In downtown Fort Worth on Main Street one may find the Sid Richardson Museum. This museum boasts many pieces collected by oilman and cattle raiser, Sid Richardson who said, “I get a kick out of seein’ em around me.” His tastes for the romantic images of the nineteenth-century conquering the West are shown in his many paintings that are over a hundred years old. These oils, watercolors and bronze sculptures depict the blood and the beauty of this era. My favorite is Frederic Remington’s spectacular oil Buffalo Runners-Big Horn Basin created in 1909, the last year of the artist’s life. The free texturing of the strokes creates movement that grabs the viewer from all parts of the room. The warm colors catch the heat and excitement of the buffalo chase on the hot prairie.
All museums must, of course, control humidity, temperature and light to maintain their works. Since 1982 the Sid Richardson museum has paid careful attention to these elements and preserved their paintings’ vibrant colors. Charles Marion Russell and Frederic Remington paintings comprise the majority of the works. However, one room is dedicated to other Western painters whom Mr. Richardson also collected.
Now take a short drive west to the Cultural District. Within about a half-mile radius are five other museums including the National Cowgirl Museum and Hall of Fame that was started 1975 in the basement of the Deaf Smith County Library in Hereford, Texas. The Cowgirl Museum is the only museum of its kind in the world that honors more than 750 courageous women of the American West. The 228 National Cowgirl Hall of Fame honorees include Sacagawea, main guide for the Lewis and Clark expedition; potter Maria Martinez; painter Georgia O’Keeffe; writer Laura Ingalls Wilder; sharpshooter Annie Oakley; Enid Justin, who created the million dollar Nocona Boot Company; Hollywood icon Dale Evans and U.S. Supreme Court Justice Sandra Day O’Connor.

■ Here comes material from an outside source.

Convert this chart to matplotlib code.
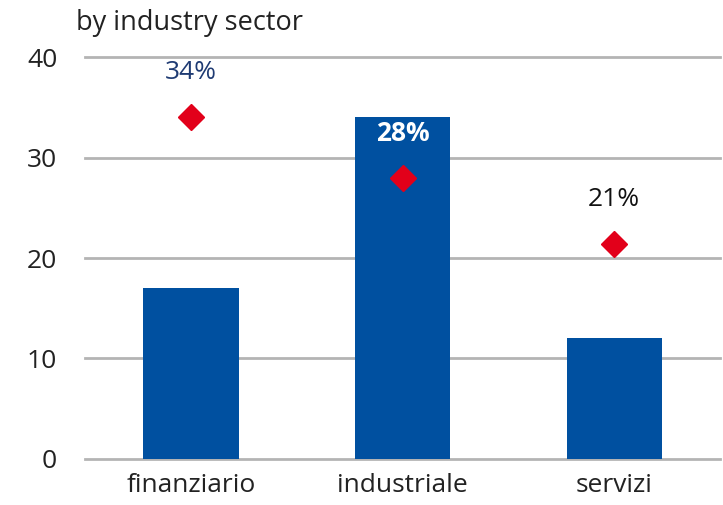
import matplotlib.pyplot as plt

plt.rcParams['font.family'] = ['Open Sans', 'DejaVu Sans']

categories = ['finanziario', 'industriale', 'servizi']
bar_values = [17, 34, 12]
share_values = [34, 28, 21.4]
share_labels = ['34%', '28%', '21%']
label_colors = ['#1f3b73', 'white', '#111111']
label_weights = ['normal', 'bold', 'normal']

fig = plt.figure(figsize=(7.23, 5.05), dpi=100)
ax = fig.add_axes([0.1176, 0.0911, 0.8784, 0.7960])

x = range(len(categories))
ax.bar(x, bar_values, width=0.45, color='#0050a0', zorder=2)
ax.plot(x, share_values, linestyle='none', marker='D', markersize=13,
        color='#e2001a', zorder=3)

for i, (v, lab) in enumerate(zip(share_values, share_labels)):
    ax.annotate(lab, (i, v), xytext=(0, 32), textcoords='offset points',
                ha='center', va='center', fontsize=19, color=label_colors[i],
                fontweight=label_weights[i], zorder=4)

ax.set_xlim(-0.5, 2.5)
ax.set_ylim(0, 40)
ax.set_yticks([0, 10, 20, 30, 40])
ax.set_xticks(list(x))
ax.set_xticklabels(categories)
ax.yaxis.grid(True, color='#b4b4b4', linewidth=2)
for gl in ax.get_ygridlines():
    gl.set_clip_on(False)
ax.set_axisbelow(True)
for s in ax.spines.values():
    s.set_visible(False)
ax.tick_params(axis='both', length=0, labelsize=19, colors='#222222')
ax.tick_params(axis='y', pad=20)
ax.tick_params(axis='x', pad=10)

fig.text(0.105, 0.955, 'by industry sector', fontsize=19.5, color='#222222',
         ha='left', va='center')

fig.savefig('out.png', dpi=100)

The exterior of the 33,000 square-foot structure is a cowgirl’s dream of wild-rose finials, bas-relief sculpture panels and a lovely Richard Hass mural. Renovation is in progress; however, the museum is open and houses more than 400 artifacts not to be missed. Look for it nestled in the middle of the Cultural District on the Will Rogers Memorial Complex.

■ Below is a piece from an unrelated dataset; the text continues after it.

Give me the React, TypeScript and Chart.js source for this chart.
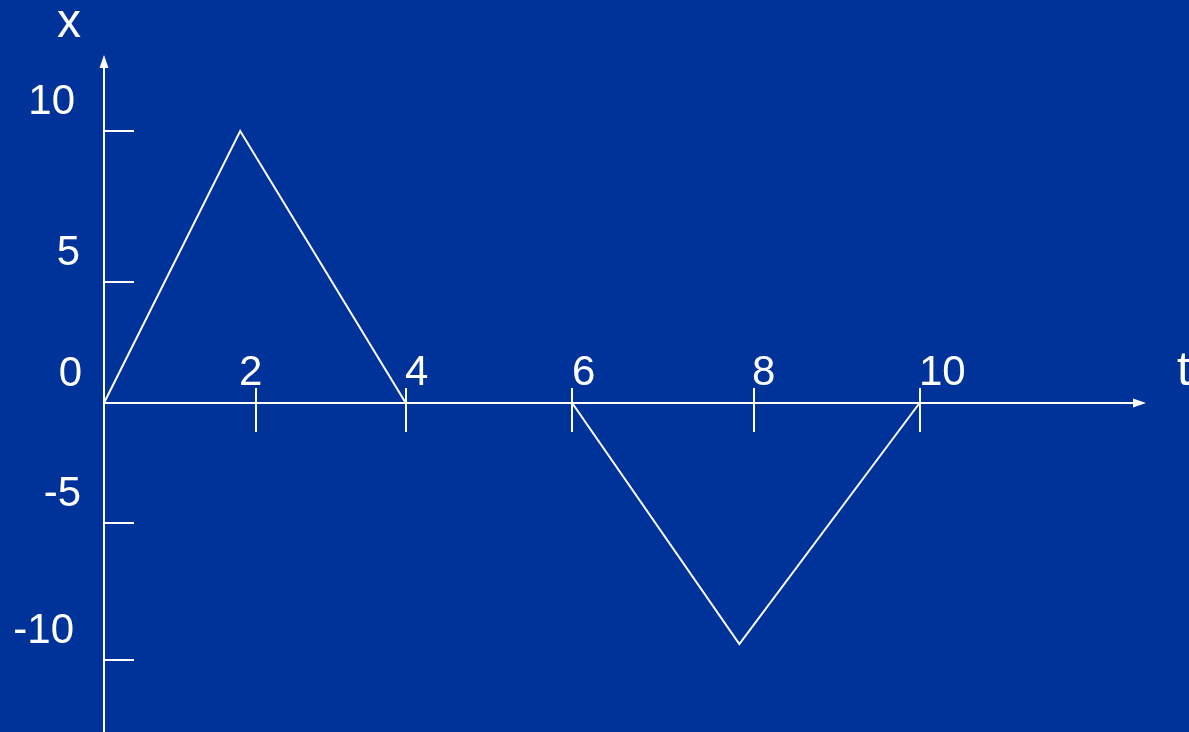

Take a short hike north to arrive at the Kimbell Art Museum with the amazing Renzo Piano Pavilion and landmark Louis Kahn Building. These structures are a feast for the creative eye with distinct combinations of glass, concrete and wood surrounded by elms and red oaks. On my last visit I joined a group of Urban Sketchers who enjoyed capturing the archways and fountains with fast drawings of pencil, ink and watercolor. My watercolor depicts the lovely arches of the structures.

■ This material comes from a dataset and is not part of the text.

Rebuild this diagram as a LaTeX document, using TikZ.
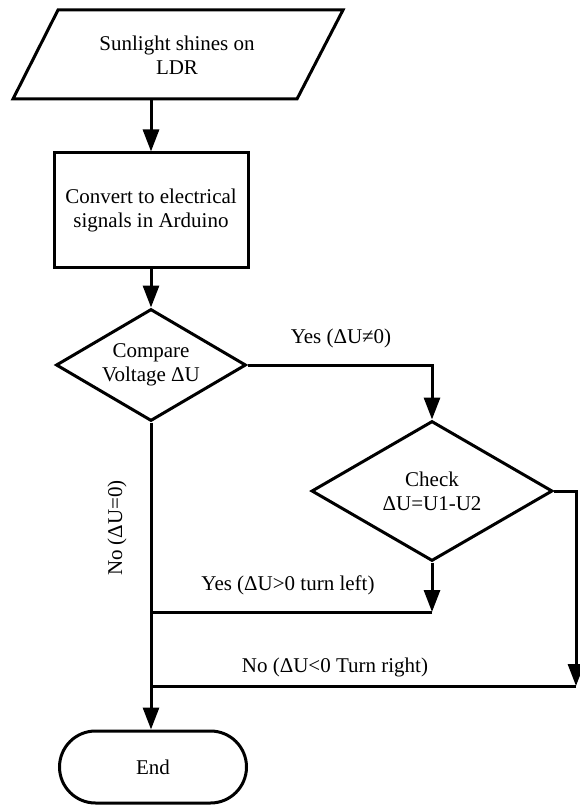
\documentclass[tikz,border=0pt]{standalone}
\usepackage{fontspec}
\setmainfont{Liberation Serif}
\usetikzlibrary{shapes.geometric,arrows.meta,calc}

\tikzset{
  plain/.style = {line width=3pt},
  flow/.style = {plain, -{Triangle[length=22pt,width=16pt]}},
  box/.style = {draw, line width=3pt, align=center, inner sep=0pt},
  decision/.style = {box, diamond}
}

\begin{document}
\begin{tikzpicture}[x=1pt, y=-1pt, font=\fontsize{21}{24}\selectfont]
\useasboundingbox (0,0) rectangle (580,805);

% input parallelogram
\draw[plain, line join=miter] (13,99) -- (58,10) -- (343,10) -- (297,99) -- cycle;
\node[align=center] (sun) at (177,55) {Sunlight shines on\\LDR};
\coordinate (sunout) at (151,99);

\node[box, minimum width=194pt, minimum height=114pt] (conv) at (151,210) {Convert to electrical\\signals in Arduino};
\node[decision, aspect=1.7, minimum width=190pt, minimum height=112pt] (cmp) at (151,365) {Compare\\Voltage ΔU};
\node[decision, aspect=1.72, minimum width=241pt, minimum height=140pt] (chk) at (432,491) {Check\\ΔU=U1-U2};
\node[box, rounded corners=36pt, minimum width=187pt, minimum height=72pt] (end) at (153,767) {End};

\draw[flow] (sunout) -- (conv.north);
\draw[flow] (conv.south) -- (cmp.north);
\draw[flow] (cmp.east) -| (chk.north);
\draw[flow] (cmp.south) -- (cmp.south |- end.north);

\coordinate (yesj) at (432,612);
\draw[flow] (chk.south) -- (yesj);
\draw[plain] (yesj) -- (yesj -| cmp.south);

\coordinate (noj) at (576,686);
\draw[flow] (chk.east) -| (noj);
\draw[plain] (noj) -- (noj -| cmp.south);

\node (yesne) at (341,338) {Yes (ΔU≠0)};
\node[rotate=90] (noeq) at (117,528) {No (ΔU=0)};
\node (yesleft) at (288,585) {Yes (ΔU>0 turn left)};
\node (noright) at (335,667) {No (ΔU<0 Turn right)};

\end{tikzpicture}
\end{document}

The permanent collections are fewer than 350 works but, nonetheless, comprise many important works including the only Michelangelo in the America’s which happens to be his first known work, The Torment of Saint Anthony. A recent rediscovery includes a painting of a church interior brought to the museum by Mac Shafer of Mineral Wells, Texas. The painting turned out to be a rare oil sketch of San Ambrogio, Milan by Richard Parkes Bonington (1802-1828). Also, if you are a Monet fan, you won’t want to miss the amazing exhibit Monet: The Early Years from October 16th to January 29th.
Just a bit south of the Kimbell is the Amon Carter Museum of American Art that is named after the creator and publisher of the Fort Worth Star-Telegram. For six decades this museum has connected visitors with American art.
The Amon Carter is one of the largest repositories of American photography. This unique museum offers lectures by visiting artists and scholars and a variety of family events and children’s programs for both indoor and outdoor activities. You’ll find a multitude of illustrated books, photographs, sculptures, works on paper and paintings to enthrall you for hours. The docents are ready and eager to enlighten you and answer questions, so don’t feel as though you need be an expert.
Nearby you’ll find the oldest museum in Texas, the Modern Art Museum. The art presented, collected and interpreted here depicts media developments post-World War II. Plan a good chunk of time to view their over 3,000 objects that represent everything from abstract expressionism to pop and minimalism. Their film series is especially enjoyable to me. Recently my German-speaking club viewed the stunning movie The Lives of Others, part of their "Art of Espionage" film series. After the movie one can find plenty of restaurants nearby, however, the Café Modern on location presents a stunning view of the reflection pond and dramatic landscaping. The sleek silver trees reach towards each other in a dramatic human-like gesture. This is a soothing place to digest the exquisite backdrop of Tadao Ando’s architecture. The Chamber Music Society and Fort Worth Opera present excellent musical programs here and the first Friday of each month is simply thee place to be! The Star-Telegram, the Modern, and Café Modern collaborate to offer live music and cocktails in the museum's Grand Lobby from 5-8 p.m.
Also in close proximity—the Museum of Science and History is a plethora of fun family activities with the Omni IMAX Theater and the amazing Noble Planetarium that brings the first Zeiss-manufactured hybrid planetarium system – an immersive all-dome video combined with a fiber optic dual-hemisphere star projector to see more than 7,000 stars. The exhibit area provides large screens with views of the sun and downlinks that provide the latest information from the Hubble Telescope. The planetarium shares space with the Cattle Raisers Museum and programs with the Cattle Raisers’ introductory presentation, such as “Thundering Herd.” The Children’s Museum targets the very young audience and features live reptiles and amphibians as a central element. Kids can dig for dinos indoors or splash in water play stations in the outdoor experience.
Whether your taste in art is Monet or buffalos, Fort Worth's abundance of museums will surely satiate your creative appetite.